DESCRIPTION OF THE TASK.
Write out each line that follows exactly as it stands, without the pictures.

SOURCE MATERIAL.
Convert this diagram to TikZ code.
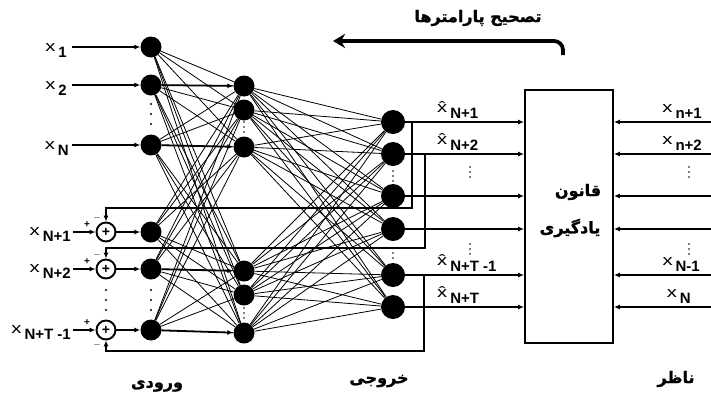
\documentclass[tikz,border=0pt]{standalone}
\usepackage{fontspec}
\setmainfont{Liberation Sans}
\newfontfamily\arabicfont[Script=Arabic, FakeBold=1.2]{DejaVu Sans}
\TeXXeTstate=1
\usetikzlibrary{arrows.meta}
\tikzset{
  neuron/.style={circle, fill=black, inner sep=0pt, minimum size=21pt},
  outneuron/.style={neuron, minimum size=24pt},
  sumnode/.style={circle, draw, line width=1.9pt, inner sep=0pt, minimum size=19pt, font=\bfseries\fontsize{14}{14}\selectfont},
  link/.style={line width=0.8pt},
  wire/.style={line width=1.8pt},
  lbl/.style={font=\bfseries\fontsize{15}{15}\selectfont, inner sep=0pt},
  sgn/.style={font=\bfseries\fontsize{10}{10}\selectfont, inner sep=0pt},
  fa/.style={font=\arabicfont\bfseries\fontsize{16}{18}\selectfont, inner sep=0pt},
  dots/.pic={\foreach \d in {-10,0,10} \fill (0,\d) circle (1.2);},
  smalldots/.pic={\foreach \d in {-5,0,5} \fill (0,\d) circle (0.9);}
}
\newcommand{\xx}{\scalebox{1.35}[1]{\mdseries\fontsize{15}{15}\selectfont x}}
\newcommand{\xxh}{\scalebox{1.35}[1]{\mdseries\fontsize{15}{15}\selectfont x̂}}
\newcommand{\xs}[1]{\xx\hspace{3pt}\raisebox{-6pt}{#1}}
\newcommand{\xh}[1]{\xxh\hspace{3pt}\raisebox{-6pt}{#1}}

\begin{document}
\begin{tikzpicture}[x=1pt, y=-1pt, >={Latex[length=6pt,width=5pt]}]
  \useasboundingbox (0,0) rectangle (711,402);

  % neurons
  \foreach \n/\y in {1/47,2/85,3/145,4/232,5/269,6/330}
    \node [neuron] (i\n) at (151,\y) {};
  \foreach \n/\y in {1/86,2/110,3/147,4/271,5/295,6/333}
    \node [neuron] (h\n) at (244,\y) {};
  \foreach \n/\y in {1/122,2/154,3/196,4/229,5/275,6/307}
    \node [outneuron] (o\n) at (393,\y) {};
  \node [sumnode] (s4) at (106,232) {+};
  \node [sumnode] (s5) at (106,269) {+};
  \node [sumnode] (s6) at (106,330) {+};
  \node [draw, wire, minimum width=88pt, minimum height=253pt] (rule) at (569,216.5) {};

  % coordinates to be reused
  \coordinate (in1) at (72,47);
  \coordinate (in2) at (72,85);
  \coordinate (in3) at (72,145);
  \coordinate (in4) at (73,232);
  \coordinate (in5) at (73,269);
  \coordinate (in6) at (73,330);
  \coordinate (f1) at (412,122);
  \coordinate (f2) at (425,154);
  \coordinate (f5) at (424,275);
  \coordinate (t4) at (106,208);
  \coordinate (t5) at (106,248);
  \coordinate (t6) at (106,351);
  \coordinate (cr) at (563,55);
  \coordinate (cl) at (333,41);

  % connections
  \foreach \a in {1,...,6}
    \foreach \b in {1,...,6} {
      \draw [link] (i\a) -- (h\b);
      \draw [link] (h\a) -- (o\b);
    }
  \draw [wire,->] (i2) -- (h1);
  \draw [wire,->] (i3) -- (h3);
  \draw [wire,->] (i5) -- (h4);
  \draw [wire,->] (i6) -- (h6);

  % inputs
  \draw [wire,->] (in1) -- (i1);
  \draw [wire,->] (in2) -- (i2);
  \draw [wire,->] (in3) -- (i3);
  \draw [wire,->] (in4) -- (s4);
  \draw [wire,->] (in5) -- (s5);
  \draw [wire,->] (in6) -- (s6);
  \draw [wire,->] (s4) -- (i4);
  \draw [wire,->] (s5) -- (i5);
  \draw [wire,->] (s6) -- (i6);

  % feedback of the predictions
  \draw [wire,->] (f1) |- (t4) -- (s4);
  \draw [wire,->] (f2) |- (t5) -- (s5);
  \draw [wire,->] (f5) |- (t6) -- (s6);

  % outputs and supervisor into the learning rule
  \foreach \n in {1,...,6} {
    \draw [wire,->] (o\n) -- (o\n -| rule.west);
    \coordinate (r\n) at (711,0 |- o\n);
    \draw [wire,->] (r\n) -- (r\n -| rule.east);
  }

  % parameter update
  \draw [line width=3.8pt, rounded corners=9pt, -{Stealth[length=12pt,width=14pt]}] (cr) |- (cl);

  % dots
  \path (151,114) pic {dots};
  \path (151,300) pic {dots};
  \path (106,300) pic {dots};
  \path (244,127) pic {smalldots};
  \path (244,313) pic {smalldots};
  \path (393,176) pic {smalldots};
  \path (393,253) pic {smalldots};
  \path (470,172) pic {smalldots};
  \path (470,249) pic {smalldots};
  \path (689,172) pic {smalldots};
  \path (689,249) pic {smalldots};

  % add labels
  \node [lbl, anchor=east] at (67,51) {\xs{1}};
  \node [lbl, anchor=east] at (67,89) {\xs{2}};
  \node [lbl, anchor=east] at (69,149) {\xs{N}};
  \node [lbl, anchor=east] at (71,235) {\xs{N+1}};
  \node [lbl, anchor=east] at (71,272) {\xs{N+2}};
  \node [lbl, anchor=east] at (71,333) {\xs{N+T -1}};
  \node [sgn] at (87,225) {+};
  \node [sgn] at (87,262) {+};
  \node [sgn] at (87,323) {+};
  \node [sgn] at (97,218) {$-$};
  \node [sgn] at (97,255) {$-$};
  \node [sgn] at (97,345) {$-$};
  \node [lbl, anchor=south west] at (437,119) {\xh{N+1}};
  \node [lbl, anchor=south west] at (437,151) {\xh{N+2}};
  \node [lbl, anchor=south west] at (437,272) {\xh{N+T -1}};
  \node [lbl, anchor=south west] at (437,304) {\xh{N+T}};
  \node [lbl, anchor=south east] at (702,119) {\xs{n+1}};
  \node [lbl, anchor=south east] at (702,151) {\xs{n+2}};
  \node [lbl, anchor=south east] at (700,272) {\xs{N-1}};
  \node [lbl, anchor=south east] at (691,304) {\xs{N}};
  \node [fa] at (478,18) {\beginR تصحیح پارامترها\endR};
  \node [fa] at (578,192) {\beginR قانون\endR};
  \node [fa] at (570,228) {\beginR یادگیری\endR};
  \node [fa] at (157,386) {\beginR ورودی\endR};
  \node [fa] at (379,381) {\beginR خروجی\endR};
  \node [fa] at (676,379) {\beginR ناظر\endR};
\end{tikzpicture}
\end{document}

ANSWER.
Convert this diagram to TikZ code.
\documentclass[tikz,border=0pt]{standalone}
\usepackage{fontspec}
\setmainfont{Liberation Sans}
\newfontfamily\arabicfont[Script=Arabic, FakeBold=1.2]{DejaVu Sans}
\TeXXeTstate=1
\usetikzlibrary{arrows.meta}
\tikzset{
  neuron/.style={circle, fill=black, inner sep=0pt, minimum size=21pt},
  outneuron/.style={neuron, minimum size=24pt},
  sumnode/.style={circle, draw, line width=1.9pt, inner sep=0pt, minimum size=19pt, font=\bfseries\fontsize{14}{14}\selectfont},
  link/.style={line width=0.8pt},
  wire/.style={line width=1.8pt},
  lbl/.style={font=\bfseries\fontsize{15}{15}\selectfont, inner sep=0pt},
  sgn/.style={font=\bfseries\fontsize{10}{10}\selectfont, inner sep=0pt},
  fa/.style={font=\arabicfont\bfseries\fontsize{16}{18}\selectfont, inner sep=0pt},
  dots/.pic={\foreach \d in {-10,0,10} \fill (0,\d) circle (1.2);},
  smalldots/.pic={\foreach \d in {-5,0,5} \fill (0,\d) circle (0.9);}
}
\newcommand{\xx}{\scalebox{1.35}[1]{\mdseries\fontsize{15}{15}\selectfont x}}
\newcommand{\xxh}{\scalebox{1.35}[1]{\mdseries\fontsize{15}{15}\selectfont x̂}}
\newcommand{\xs}[1]{\xx\hspace{3pt}\raisebox{-6pt}{#1}}
\newcommand{\xh}[1]{\xxh\hspace{3pt}\raisebox{-6pt}{#1}}

\begin{document}
\begin{tikzpicture}[x=1pt, y=-1pt, >={Latex[length=6pt,width=5pt]}]
  \useasboundingbox (0,0) rectangle (711,402);

  % neurons
  \foreach \n/\y in {1/47,2/85,3/145,4/232,5/269,6/330}
    \node [neuron] (i\n) at (151,\y) {};
  \foreach \n/\y in {1/86,2/110,3/147,4/271,5/295,6/333}
    \node [neuron] (h\n) at (244,\y) {};
  \foreach \n/\y in {1/122,2/154,3/196,4/229,5/275,6/307}
    \node [outneuron] (o\n) at (393,\y) {};
  \node [sumnode] (s4) at (106,232) {+};
  \node [sumnode] (s5) at (106,269) {+};
  \node [sumnode] (s6) at (106,330) {+};
  \node [draw, wire, minimum width=88pt, minimum height=253pt] (rule) at (569,216.5) {};

  % coordinates to be reused
  \coordinate (in1) at (72,47);
  \coordinate (in2) at (72,85);
  \coordinate (in3) at (72,145);
  \coordinate (in4) at (73,232);
  \coordinate (in5) at (73,269);
  \coordinate (in6) at (73,330);
  \coordinate (f1) at (412,122);
  \coordinate (f2) at (425,154);
  \coordinate (f5) at (424,275);
  \coordinate (t4) at (106,208);
  \coordinate (t5) at (106,248);
  \coordinate (t6) at (106,351);
  \coordinate (cr) at (563,55);
  \coordinate (cl) at (333,41);

  % connections
  \foreach \a in {1,...,6}
    \foreach \b in {1,...,6} {
      \draw [link] (i\a) -- (h\b);
      \draw [link] (h\a) -- (o\b);
    }
  \draw [wire,->] (i2) -- (h1);
  \draw [wire,->] (i3) -- (h3);
  \draw [wire,->] (i5) -- (h4);
  \draw [wire,->] (i6) -- (h6);

  % inputs
  \draw [wire,->] (in1) -- (i1);
  \draw [wire,->] (in2) -- (i2);
  \draw [wire,->] (in3) -- (i3);
  \draw [wire,->] (in4) -- (s4);
  \draw [wire,->] (in5) -- (s5);
  \draw [wire,->] (in6) -- (s6);
  \draw [wire,->] (s4) -- (i4);
  \draw [wire,->] (s5) -- (i5);
  \draw [wire,->] (s6) -- (i6);

  % feedback of the predictions
  \draw [wire,->] (f1) |- (t4) -- (s4);
  \draw [wire,->] (f2) |- (t5) -- (s5);
  \draw [wire,->] (f5) |- (t6) -- (s6);

  % outputs and supervisor into the learning rule
  \foreach \n in {1,...,6} {
    \draw [wire,->] (o\n) -- (o\n -| rule.west);
    \coordinate (r\n) at (711,0 |- o\n);
    \draw [wire,->] (r\n) -- (r\n -| rule.east);
  }

  % parameter update
  \draw [line width=3.8pt, rounded corners=9pt, -{Stealth[length=12pt,width=14pt]}] (cr) |- (cl);

  % dots
  \path (151,114) pic {dots};
  \path (151,300) pic {dots};
  \path (106,300) pic {dots};
  \path (244,127) pic {smalldots};
  \path (244,313) pic {smalldots};
  \path (393,176) pic {smalldots};
  \path (393,253) pic {smalldots};
  \path (470,172) pic {smalldots};
  \path (470,249) pic {smalldots};
  \path (689,172) pic {smalldots};
  \path (689,249) pic {smalldots};

  % add labels
  \node [lbl, anchor=east] at (67,51) {\xs{1}};
  \node [lbl, anchor=east] at (67,89) {\xs{2}};
  \node [lbl, anchor=east] at (69,149) {\xs{N}};
  \node [lbl, anchor=east] at (71,235) {\xs{N+1}};
  \node [lbl, anchor=east] at (71,272) {\xs{N+2}};
  \node [lbl, anchor=east] at (71,333) {\xs{N+T -1}};
  \node [sgn] at (87,225) {+};
  \node [sgn] at (87,262) {+};
  \node [sgn] at (87,323) {+};
  \node [sgn] at (97,218) {$-$};
  \node [sgn] at (97,255) {$-$};
  \node [sgn] at (97,345) {$-$};
  \node [lbl, anchor=south west] at (437,119) {\xh{N+1}};
  \node [lbl, anchor=south west] at (437,151) {\xh{N+2}};
  \node [lbl, anchor=south west] at (437,272) {\xh{N+T -1}};
  \node [lbl, anchor=south west] at (437,304) {\xh{N+T}};
  \node [lbl, anchor=south east] at (702,119) {\xs{n+1}};
  \node [lbl, anchor=south east] at (702,151) {\xs{n+2}};
  \node [lbl, anchor=south east] at (700,272) {\xs{N-1}};
  \node [lbl, anchor=south east] at (691,304) {\xs{N}};
  \node [fa] at (478,18) {\beginR تصحیح پارامترها\endR};
  \node [fa] at (578,192) {\beginR قانون\endR};
  \node [fa] at (570,228) {\beginR یادگیری\endR};
  \node [fa] at (157,386) {\beginR ورودی\endR};
  \node [fa] at (379,381) {\beginR خروجی\endR};
  \node [fa] at (676,379) {\beginR ناظر\endR};
\end{tikzpicture}
\end{document}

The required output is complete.